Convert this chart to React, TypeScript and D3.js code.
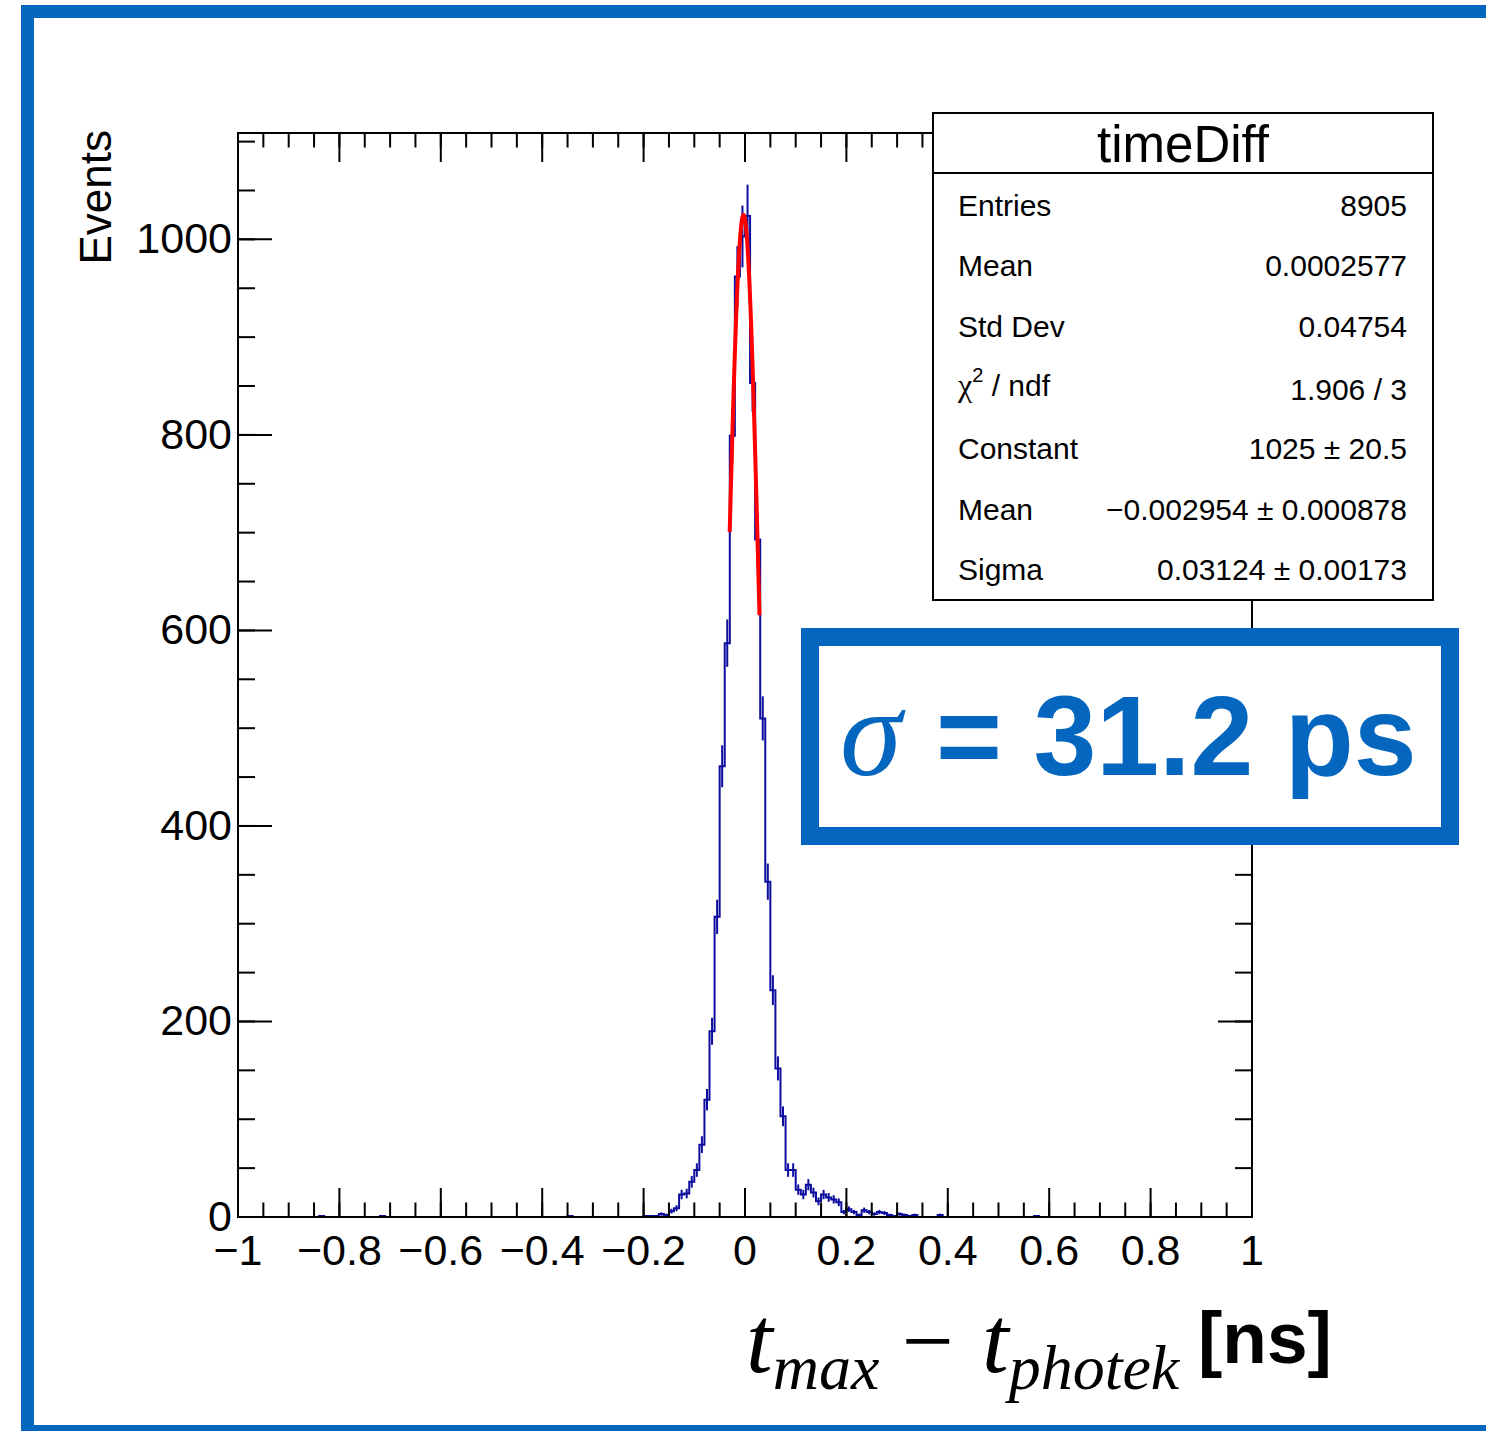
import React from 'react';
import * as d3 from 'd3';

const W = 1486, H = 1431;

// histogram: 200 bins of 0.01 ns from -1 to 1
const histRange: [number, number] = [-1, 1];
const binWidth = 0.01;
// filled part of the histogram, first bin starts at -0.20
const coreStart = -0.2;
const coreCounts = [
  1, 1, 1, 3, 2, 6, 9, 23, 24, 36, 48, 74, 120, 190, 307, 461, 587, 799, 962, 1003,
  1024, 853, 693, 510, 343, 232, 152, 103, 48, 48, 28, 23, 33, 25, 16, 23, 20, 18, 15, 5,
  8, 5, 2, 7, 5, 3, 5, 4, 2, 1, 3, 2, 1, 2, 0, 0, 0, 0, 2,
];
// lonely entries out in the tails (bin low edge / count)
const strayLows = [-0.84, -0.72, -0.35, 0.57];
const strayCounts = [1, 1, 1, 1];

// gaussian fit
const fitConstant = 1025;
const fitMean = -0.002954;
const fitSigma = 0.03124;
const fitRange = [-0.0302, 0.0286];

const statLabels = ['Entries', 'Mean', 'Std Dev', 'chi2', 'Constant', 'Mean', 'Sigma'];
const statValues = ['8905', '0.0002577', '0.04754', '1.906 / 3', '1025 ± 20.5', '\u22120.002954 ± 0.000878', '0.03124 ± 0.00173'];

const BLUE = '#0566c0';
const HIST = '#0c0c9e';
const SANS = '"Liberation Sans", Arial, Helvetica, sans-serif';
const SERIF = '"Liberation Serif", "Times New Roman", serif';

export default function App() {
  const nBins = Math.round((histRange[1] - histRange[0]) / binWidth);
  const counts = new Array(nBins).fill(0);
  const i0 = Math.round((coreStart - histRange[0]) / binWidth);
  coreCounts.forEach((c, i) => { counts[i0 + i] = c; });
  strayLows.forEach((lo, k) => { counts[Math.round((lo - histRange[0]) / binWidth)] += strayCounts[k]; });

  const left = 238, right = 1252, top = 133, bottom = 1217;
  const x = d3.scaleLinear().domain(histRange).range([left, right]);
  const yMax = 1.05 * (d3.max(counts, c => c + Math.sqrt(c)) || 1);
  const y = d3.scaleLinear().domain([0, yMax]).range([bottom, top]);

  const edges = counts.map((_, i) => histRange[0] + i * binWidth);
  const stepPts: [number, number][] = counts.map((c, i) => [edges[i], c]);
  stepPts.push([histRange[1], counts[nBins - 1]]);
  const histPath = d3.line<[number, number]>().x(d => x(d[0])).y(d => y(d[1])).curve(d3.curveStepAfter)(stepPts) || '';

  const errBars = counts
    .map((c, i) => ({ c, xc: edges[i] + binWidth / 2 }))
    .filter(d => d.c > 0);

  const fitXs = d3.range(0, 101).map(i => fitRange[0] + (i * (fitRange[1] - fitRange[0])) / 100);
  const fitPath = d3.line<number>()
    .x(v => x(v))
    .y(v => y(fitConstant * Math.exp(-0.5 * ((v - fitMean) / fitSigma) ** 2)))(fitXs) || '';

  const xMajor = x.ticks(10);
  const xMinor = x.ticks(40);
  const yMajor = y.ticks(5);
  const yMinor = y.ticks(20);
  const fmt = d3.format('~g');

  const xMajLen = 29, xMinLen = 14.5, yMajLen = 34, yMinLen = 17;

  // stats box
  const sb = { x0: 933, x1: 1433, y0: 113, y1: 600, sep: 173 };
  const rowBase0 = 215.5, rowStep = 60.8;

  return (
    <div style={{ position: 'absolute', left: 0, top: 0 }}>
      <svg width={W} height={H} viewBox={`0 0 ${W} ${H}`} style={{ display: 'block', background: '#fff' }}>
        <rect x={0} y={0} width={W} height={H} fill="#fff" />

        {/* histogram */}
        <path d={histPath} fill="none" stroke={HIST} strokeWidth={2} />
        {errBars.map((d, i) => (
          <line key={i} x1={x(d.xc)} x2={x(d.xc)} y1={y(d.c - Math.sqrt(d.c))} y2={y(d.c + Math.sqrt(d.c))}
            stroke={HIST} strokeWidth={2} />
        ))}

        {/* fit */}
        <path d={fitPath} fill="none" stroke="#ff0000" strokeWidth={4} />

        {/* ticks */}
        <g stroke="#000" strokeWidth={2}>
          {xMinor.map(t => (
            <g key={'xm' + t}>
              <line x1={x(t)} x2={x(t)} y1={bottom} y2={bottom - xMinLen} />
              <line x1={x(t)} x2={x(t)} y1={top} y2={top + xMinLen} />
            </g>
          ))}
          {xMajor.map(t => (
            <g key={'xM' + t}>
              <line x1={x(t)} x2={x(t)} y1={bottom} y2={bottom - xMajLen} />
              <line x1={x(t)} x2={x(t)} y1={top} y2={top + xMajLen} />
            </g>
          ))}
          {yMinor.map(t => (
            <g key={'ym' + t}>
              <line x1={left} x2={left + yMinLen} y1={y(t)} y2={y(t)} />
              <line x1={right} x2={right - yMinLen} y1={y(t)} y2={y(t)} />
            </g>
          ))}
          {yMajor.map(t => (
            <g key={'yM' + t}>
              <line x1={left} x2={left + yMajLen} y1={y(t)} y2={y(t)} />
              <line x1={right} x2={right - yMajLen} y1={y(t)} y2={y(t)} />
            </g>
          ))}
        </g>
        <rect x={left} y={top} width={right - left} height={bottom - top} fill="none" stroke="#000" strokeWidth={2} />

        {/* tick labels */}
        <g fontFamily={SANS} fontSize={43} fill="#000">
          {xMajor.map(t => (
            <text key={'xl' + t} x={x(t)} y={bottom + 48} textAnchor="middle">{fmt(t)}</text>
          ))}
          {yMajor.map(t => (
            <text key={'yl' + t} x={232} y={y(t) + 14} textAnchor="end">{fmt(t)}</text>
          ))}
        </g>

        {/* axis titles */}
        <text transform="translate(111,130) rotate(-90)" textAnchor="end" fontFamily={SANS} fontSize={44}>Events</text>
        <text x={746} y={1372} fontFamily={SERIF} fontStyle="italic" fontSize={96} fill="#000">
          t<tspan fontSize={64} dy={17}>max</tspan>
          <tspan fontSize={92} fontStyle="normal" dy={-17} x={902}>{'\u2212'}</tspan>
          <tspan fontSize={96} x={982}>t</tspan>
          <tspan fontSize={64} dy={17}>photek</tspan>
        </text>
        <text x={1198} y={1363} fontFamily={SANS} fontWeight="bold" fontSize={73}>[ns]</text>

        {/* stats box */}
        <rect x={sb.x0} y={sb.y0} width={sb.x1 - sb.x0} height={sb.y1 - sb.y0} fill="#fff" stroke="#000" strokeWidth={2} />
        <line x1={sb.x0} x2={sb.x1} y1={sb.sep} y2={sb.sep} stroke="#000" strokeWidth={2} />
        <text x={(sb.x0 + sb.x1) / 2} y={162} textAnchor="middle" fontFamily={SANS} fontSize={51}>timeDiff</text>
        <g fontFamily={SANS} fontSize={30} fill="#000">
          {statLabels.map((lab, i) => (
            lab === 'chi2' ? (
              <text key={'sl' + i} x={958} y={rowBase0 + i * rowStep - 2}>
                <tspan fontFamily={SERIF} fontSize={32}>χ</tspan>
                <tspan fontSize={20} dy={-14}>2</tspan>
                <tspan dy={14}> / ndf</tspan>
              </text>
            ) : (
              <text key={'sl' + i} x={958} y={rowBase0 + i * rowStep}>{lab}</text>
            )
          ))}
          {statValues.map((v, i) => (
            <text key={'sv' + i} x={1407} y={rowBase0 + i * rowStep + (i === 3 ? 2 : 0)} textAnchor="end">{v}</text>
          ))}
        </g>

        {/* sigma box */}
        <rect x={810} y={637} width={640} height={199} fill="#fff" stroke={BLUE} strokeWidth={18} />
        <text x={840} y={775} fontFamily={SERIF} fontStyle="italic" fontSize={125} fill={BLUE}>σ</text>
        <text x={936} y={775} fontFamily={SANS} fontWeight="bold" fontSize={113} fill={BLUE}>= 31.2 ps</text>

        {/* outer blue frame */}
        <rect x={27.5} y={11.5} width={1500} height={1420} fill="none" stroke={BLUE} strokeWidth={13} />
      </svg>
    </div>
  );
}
####
## AIM
Pictures are excluded; extract exactly the lines from the start of the data through the line that holds "const statValues = ['8905', '0.0002577', '0.04754', '1.906", both ends included.

## THE RESPONSE
Convert this chart to React, TypeScript and D3.js code.
import React from 'react';
import * as d3 from 'd3';

const W = 1486, H = 1431;

// histogram: 200 bins of 0.01 ns from -1 to 1
const histRange: [number, number] = [-1, 1];
const binWidth = 0.01;
// filled part of the histogram, first bin starts at -0.20
const coreStart = -0.2;
const coreCounts = [
  1, 1, 1, 3, 2, 6, 9, 23, 24, 36, 48, 74, 120, 190, 307, 461, 587, 799, 962, 1003,
  1024, 853, 693, 510, 343, 232, 152, 103, 48, 48, 28, 23, 33, 25, 16, 23, 20, 18, 15, 5,
  8, 5, 2, 7, 5, 3, 5, 4, 2, 1, 3, 2, 1, 2, 0, 0, 0, 0, 2,
];
// lonely entries out in the tails (bin low edge / count)
const strayLows = [-0.84, -0.72, -0.35, 0.57];
const strayCounts = [1, 1, 1, 1];

// gaussian fit
const fitConstant = 1025;
const fitMean = -0.002954;
const fitSigma = 0.03124;
const fitRange = [-0.0302, 0.0286];

const statLabels = ['Entries', 'Mean', 'Std Dev', 'chi2', 'Constant', 'Mean', 'Sigma'];
const statValues = ['8905', '0.0002577', '0.04754', '1.906 / 3', '1025 ± 20.5', '\u22120.002954 ± 0.000878', '0.03124 ± 0.00173'];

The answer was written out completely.